1
Hemen belirtelim ki, kötülüğün iğvası, iyiliğin yaygınlaşmasına göre daha çabuk ve sonuç alıcıdır.
Tıpkı yapmakla yıkmak arasındaki ilişki gibi.
İster maddi alemde, ister içtimai (sosyal) sahada yapmak, mesela bir binayı yapmak, mesela iyi ve faydalı bir adeti yaygın hale getirmenin yanında; söz konusu binayı da, yerleşmiş adeti de yıkmak çok daha kolaydır.
2
Buradan hareketle…
Referanduma dair gördüğüm bir kamuoyu araştırmasında;
Hayır oyu vereceğini söyleyenlere ‘niçin hayır?’ diye sorulduğunda birinci sıraya ‘seçilme yaşının 18’e indirilmesi’ni görünce şaşırmıştım.

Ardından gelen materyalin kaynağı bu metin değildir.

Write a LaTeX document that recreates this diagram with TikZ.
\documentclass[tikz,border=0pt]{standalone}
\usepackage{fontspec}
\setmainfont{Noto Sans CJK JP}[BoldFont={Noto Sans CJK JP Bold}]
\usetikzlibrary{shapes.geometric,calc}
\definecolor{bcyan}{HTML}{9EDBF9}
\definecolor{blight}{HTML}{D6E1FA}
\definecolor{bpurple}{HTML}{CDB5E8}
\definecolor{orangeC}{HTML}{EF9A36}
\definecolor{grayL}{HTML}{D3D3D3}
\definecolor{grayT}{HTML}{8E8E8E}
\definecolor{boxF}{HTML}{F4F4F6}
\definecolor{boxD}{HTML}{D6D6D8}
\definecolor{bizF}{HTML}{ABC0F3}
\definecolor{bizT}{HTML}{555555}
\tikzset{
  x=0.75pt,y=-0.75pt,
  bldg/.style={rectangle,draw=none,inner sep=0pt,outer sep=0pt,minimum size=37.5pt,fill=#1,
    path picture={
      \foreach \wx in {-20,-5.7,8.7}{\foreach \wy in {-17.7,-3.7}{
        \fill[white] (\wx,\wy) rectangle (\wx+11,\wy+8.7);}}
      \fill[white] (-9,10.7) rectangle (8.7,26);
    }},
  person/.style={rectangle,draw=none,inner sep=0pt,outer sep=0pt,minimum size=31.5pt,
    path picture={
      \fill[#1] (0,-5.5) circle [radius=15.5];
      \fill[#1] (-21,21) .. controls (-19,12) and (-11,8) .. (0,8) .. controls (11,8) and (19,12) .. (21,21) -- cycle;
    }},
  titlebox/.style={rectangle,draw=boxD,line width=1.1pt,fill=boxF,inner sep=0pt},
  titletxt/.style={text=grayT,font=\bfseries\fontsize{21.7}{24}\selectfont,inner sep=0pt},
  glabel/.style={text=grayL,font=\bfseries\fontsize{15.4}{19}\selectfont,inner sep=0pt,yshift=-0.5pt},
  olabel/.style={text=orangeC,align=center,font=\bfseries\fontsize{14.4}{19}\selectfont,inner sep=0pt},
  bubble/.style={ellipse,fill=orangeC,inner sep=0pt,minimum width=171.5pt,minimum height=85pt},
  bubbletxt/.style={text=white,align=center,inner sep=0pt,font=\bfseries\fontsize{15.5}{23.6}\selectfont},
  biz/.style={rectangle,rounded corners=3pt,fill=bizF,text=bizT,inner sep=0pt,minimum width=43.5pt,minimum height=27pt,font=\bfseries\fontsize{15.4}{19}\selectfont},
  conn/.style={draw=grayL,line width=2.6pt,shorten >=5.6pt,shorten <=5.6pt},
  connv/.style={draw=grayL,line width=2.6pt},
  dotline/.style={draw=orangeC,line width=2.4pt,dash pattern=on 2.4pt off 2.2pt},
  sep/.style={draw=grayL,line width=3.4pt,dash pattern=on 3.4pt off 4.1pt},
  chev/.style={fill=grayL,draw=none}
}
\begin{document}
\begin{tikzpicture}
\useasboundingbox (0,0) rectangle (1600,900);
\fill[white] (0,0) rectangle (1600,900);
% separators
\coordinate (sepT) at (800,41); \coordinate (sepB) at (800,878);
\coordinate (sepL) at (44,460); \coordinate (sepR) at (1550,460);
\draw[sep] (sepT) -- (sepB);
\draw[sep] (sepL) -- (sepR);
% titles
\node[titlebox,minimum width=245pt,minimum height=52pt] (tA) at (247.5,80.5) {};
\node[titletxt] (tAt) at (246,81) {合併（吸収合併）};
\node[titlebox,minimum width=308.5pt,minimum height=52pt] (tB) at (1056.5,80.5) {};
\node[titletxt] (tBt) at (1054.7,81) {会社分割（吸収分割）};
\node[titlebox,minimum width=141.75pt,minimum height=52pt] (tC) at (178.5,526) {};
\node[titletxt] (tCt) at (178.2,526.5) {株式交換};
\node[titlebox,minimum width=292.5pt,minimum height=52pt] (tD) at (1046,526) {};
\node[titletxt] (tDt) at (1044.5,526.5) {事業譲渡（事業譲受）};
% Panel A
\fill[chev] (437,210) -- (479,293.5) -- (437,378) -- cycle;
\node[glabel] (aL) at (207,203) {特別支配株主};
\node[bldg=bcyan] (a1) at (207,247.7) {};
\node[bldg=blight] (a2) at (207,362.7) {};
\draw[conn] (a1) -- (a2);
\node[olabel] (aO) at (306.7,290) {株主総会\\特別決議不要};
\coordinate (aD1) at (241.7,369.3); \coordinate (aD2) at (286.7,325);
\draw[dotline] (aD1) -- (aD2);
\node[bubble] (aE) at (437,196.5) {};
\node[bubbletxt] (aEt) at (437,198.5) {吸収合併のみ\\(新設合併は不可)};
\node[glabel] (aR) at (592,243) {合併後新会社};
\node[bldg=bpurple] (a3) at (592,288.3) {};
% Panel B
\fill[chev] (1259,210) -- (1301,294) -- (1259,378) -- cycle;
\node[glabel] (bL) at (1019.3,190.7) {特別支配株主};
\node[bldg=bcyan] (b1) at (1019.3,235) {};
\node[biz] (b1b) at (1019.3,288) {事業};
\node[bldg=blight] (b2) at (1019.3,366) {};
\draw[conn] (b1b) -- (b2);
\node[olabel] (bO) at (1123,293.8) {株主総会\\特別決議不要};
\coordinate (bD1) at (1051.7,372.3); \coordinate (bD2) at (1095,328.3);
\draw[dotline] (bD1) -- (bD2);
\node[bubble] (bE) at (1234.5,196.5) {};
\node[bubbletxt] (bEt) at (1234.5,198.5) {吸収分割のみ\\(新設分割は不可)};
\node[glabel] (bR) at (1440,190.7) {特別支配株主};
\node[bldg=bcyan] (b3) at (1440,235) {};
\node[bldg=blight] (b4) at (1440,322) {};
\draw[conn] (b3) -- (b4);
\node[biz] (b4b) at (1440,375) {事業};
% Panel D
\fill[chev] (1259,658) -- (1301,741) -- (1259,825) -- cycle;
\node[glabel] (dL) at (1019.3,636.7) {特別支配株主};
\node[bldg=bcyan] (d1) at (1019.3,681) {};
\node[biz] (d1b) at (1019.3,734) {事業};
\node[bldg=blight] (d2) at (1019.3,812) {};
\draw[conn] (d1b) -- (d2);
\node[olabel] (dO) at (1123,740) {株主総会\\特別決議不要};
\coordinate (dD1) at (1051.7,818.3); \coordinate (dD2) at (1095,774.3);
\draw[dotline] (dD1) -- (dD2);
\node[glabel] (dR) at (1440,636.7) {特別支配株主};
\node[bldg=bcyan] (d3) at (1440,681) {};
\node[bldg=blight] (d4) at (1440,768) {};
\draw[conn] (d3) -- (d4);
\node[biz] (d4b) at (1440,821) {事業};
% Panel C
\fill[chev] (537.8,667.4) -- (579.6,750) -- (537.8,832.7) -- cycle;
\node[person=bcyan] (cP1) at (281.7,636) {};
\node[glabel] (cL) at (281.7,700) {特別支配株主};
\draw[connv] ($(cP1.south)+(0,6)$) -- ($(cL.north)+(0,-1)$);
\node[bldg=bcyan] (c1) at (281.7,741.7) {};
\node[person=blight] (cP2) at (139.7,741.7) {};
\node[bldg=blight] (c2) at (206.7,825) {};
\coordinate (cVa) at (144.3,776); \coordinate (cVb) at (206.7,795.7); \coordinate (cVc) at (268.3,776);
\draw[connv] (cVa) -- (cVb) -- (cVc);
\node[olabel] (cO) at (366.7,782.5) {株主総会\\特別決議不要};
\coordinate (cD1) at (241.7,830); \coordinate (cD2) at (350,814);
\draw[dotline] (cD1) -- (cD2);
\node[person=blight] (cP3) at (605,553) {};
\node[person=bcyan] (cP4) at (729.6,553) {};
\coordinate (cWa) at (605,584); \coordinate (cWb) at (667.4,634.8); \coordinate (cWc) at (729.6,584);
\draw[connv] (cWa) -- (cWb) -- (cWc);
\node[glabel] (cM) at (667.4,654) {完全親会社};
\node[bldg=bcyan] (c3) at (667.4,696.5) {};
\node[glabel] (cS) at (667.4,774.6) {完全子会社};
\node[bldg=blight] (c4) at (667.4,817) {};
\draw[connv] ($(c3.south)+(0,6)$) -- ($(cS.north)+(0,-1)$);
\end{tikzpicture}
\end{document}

Bunun üzerine yoğunlaşınca bir kez daha gördüm ki ‘kötülüğün iğvası’ çabuk yayılıyor ve çabuk kabul görüyor.
Bir-iki gerçek olmayan gerekçelerle yayılıyor bu iğva (kötülük).
Birincisi; bir kez milletvekili olup belli bir süre vekillik yapanların (mesela 2 yıl) ömür boyu milletvekilliği emekliliğine hak kazanacağı.

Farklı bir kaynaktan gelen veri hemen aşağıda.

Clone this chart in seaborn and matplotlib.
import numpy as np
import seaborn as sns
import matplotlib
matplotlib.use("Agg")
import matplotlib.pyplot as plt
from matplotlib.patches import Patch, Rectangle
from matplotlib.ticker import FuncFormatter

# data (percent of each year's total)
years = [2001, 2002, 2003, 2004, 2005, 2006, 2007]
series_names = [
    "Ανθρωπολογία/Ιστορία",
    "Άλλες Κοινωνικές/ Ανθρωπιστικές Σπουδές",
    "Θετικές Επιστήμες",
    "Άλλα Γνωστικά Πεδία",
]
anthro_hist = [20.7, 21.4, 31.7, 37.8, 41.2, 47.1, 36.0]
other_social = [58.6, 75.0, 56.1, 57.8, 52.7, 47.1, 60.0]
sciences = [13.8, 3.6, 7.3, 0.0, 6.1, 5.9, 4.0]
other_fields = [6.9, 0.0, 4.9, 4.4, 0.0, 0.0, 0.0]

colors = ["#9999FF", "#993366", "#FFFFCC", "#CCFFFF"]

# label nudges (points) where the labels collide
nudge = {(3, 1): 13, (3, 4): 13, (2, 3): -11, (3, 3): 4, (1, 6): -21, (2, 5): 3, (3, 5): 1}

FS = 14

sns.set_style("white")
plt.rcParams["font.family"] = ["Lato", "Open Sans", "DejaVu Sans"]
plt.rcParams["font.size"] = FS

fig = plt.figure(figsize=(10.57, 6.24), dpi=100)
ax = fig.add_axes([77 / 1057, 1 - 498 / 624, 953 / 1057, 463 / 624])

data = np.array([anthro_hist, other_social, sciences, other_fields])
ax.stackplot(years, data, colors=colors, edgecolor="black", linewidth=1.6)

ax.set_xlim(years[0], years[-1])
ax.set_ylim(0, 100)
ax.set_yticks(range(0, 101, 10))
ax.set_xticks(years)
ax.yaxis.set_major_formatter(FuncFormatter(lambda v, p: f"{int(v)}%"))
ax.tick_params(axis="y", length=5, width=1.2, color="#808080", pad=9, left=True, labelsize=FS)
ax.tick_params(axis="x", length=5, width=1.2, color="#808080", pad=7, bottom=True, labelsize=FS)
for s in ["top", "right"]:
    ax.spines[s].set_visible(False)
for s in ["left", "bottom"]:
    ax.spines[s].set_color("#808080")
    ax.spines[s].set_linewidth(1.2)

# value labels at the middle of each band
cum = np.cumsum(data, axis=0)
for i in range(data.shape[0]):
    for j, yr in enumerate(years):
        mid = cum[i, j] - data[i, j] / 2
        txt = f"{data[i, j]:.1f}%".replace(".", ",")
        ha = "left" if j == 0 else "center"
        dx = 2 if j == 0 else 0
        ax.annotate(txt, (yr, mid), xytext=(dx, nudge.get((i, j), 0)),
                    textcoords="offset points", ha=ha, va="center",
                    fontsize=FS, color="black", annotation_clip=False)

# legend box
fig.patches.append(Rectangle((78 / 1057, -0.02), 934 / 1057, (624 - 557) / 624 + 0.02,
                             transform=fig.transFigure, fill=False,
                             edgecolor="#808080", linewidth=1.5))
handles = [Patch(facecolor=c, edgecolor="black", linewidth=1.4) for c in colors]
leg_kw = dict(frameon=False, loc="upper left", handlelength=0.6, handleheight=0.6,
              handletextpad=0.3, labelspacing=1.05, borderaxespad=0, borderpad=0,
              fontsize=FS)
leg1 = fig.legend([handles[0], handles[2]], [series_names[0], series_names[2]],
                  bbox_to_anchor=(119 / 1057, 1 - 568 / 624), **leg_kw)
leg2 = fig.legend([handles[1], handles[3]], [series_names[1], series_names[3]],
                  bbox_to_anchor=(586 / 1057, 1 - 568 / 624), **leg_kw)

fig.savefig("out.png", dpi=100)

Oysa, gerçekte böyle bir şey mümkün değil. Hangi yaşta olursa olsun, ne kadar vekillik yaparsa yapsın milletvekillerinin emekliliği de herkese uygulanan şartlara bağlı. Yani belli bir yaşa gelmeden ve belirli bir müddet çalışmadan (bildiğim kadarıyla bugün bu sınırlar yaşta en altmış, sürede de en az yirmi beş yıl) emekli olmak mümkün değil.
Geçmişte (70-80’li yıllarda) uygulanan bir sistemin kolektif şuurda bıraktığı izi kullanıyor kötülük.
İkincisi, askerlikten yırtmak için gerçekleştiği söyleniyor ki; bu da tamamen kandırmacadan ibaret. Metinde; askerliğini yapmamış birisi milletvekili olur ise askerlikten muaf tutulur diye bir kayıt yok.
Bir başka söylencede ‘gençliğin cinnetten bir şube’ olduğunun söylenmesi ki;
Bu sözü değerlendirirken genellemeden kaçınılmasını hatırlatırken, buradaki ‘gençlik’ halinin salt yaşla ilgisi olmadığını, olamayacağını düşünmeliyiz.
Öyle yaşlı-başlı adamlar vardır ki, akıllarıyla ve davranışlarıyla tam bir cinnet halinde olabilirler.
Öyle 18-20-24 yaşında kişiler olabilir ki, tam bir kemal içinde yaşayabilirler.
3
Yine aynı araştırmada, ’18 yaş’ maddesi nedeniyle ‘hayır’ oyu kullanacağını söyleyenlerin birinci sırasında 18-25 yaş aralığında seçmenler bulunuyor.
Oysa, rasyonel planda düşünüldüğünde, yaşlılar karşı çıksa bile gençlerin buna evet demeleri gerekmez mi?
Tam örtüşür mü örtüşmez mi çok emin değilim ama bu durum bana 2. Abdülhamit’i hatırlattı.
Abdülhamit; modern dünyanın bilimiyle ve sanatıyla mücehhez olsunlar da ülkesine milletine hayırlı hizmetler sunsun diye Avrupa’ya, o günkü şartlarda, 1000’lerle ifade edilen gençler gönderiyor.
Biraz abartarakta olsa hatırlayalım ki, bu gençlerin tamamı yurda dönüşlerinde Abdülhamit karşıtlığı yapıyor.
Burada da mı tarih tekerrür ediyor dersiniz?